Return each line of the data below exactly, omitting any pictures.

_ _ _ _ _ _ _

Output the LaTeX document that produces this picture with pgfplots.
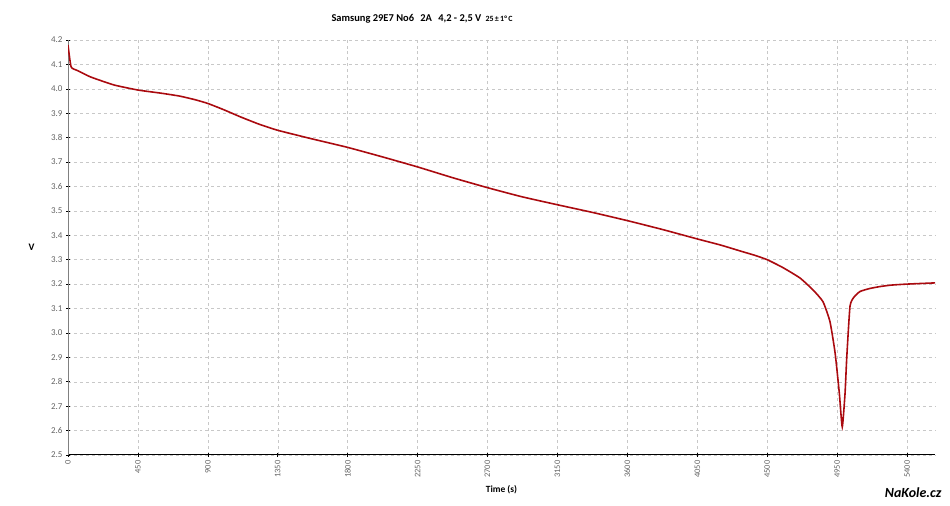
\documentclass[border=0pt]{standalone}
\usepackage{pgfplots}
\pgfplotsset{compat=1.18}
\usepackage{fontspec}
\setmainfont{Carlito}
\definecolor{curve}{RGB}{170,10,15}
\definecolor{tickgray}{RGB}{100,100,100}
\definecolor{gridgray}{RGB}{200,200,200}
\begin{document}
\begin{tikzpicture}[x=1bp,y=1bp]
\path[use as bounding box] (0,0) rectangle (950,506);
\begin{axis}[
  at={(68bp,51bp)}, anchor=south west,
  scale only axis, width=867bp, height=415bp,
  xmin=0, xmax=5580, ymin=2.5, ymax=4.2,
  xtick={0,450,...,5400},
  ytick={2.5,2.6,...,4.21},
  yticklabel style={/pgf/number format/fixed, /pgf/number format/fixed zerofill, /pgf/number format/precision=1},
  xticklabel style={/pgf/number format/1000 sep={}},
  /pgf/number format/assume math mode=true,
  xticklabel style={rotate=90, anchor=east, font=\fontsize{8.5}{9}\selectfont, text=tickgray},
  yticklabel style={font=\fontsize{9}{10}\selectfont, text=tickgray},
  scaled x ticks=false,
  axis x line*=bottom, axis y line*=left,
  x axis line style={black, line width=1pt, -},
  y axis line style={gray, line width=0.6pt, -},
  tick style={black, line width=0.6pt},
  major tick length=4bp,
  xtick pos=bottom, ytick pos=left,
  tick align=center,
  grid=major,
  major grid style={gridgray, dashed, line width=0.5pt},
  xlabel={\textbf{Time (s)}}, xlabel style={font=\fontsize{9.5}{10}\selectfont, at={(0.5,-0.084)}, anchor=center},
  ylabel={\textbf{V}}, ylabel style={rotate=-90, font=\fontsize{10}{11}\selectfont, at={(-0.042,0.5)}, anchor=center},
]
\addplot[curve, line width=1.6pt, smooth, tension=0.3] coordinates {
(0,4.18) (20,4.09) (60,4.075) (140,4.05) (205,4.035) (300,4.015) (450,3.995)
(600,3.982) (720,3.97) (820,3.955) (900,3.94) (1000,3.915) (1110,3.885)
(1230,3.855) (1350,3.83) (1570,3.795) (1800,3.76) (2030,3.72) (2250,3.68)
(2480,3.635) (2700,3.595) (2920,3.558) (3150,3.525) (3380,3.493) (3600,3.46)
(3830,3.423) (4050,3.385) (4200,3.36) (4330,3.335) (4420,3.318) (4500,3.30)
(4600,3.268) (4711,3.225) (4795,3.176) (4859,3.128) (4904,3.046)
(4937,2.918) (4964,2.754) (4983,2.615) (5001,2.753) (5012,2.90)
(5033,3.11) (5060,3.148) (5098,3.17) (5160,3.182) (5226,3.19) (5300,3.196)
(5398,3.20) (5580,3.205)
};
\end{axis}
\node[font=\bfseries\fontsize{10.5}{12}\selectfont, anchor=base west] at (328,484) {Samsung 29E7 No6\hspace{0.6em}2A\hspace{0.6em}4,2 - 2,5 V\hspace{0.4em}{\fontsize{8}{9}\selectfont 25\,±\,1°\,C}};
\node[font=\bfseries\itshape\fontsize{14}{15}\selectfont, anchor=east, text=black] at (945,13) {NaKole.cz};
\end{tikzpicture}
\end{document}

_ _ _ _ _ _ _

#### [Solution to this task]
Output the LaTeX document that produces this picture with pgfplots.
\documentclass[border=0pt]{standalone}
\usepackage{pgfplots}
\pgfplotsset{compat=1.18}
\usepackage{fontspec}
\setmainfont{Carlito}
\definecolor{curve}{RGB}{170,10,15}
\definecolor{tickgray}{RGB}{100,100,100}
\definecolor{gridgray}{RGB}{200,200,200}
\begin{document}
\begin{tikzpicture}[x=1bp,y=1bp]
\path[use as bounding box] (0,0) rectangle (950,506);
\begin{axis}[
  at={(68bp,51bp)}, anchor=south west,
  scale only axis, width=867bp, height=415bp,
  xmin=0, xmax=5580, ymin=2.5, ymax=4.2,
  xtick={0,450,...,5400},
  ytick={2.5,2.6,...,4.21},
  yticklabel style={/pgf/number format/fixed, /pgf/number format/fixed zerofill, /pgf/number format/precision=1},
  xticklabel style={/pgf/number format/1000 sep={}},
  /pgf/number format/assume math mode=true,
  xticklabel style={rotate=90, anchor=east, font=\fontsize{8.5}{9}\selectfont, text=tickgray},
  yticklabel style={font=\fontsize{9}{10}\selectfont, text=tickgray},
  scaled x ticks=false,
  axis x line*=bottom, axis y line*=left,
  x axis line style={black, line width=1pt, -},
  y axis line style={gray, line width=0.6pt, -},
  tick style={black, line width=0.6pt},
  major tick length=4bp,
  xtick pos=bottom, ytick pos=left,
  tick align=center,
  grid=major,
  major grid style={gridgray, dashed, line width=0.5pt},
  xlabel={\textbf{Time (s)}}, xlabel style={font=\fontsize{9.5}{10}\selectfont, at={(0.5,-0.084)}, anchor=center},
  ylabel={\textbf{V}}, ylabel style={rotate=-90, font=\fontsize{10}{11}\selectfont, at={(-0.042,0.5)}, anchor=center},
]
\addplot[curve, line width=1.6pt, smooth, tension=0.3] coordinates {
(0,4.18) (20,4.09) (60,4.075) (140,4.05) (205,4.035) (300,4.015) (450,3.995)
(600,3.982) (720,3.97) (820,3.955) (900,3.94) (1000,3.915) (1110,3.885)
(1230,3.855) (1350,3.83) (1570,3.795) (1800,3.76) (2030,3.72) (2250,3.68)
(2480,3.635) (2700,3.595) (2920,3.558) (3150,3.525) (3380,3.493) (3600,3.46)
(3830,3.423) (4050,3.385) (4200,3.36) (4330,3.335) (4420,3.318) (4500,3.30)
(4600,3.268) (4711,3.225) (4795,3.176) (4859,3.128) (4904,3.046)
(4937,2.918) (4964,2.754) (4983,2.615) (5001,2.753) (5012,2.90)
(5033,3.11) (5060,3.148) (5098,3.17) (5160,3.182) (5226,3.19) (5300,3.196)
(5398,3.20) (5580,3.205)
};
\end{axis}
\node[font=\bfseries\fontsize{10.5}{12}\selectfont, anchor=base west] at (328,484) {Samsung 29E7 No6\hspace{0.6em}2A\hspace{0.6em}4,2 - 2,5 V\hspace{0.4em}{\fontsize{8}{9}\selectfont 25\,±\,1°\,C}};
\node[font=\bfseries\itshape\fontsize{14}{15}\selectfont, anchor=east, text=black] at (945,13) {NaKole.cz};
\end{tikzpicture}
\end{document}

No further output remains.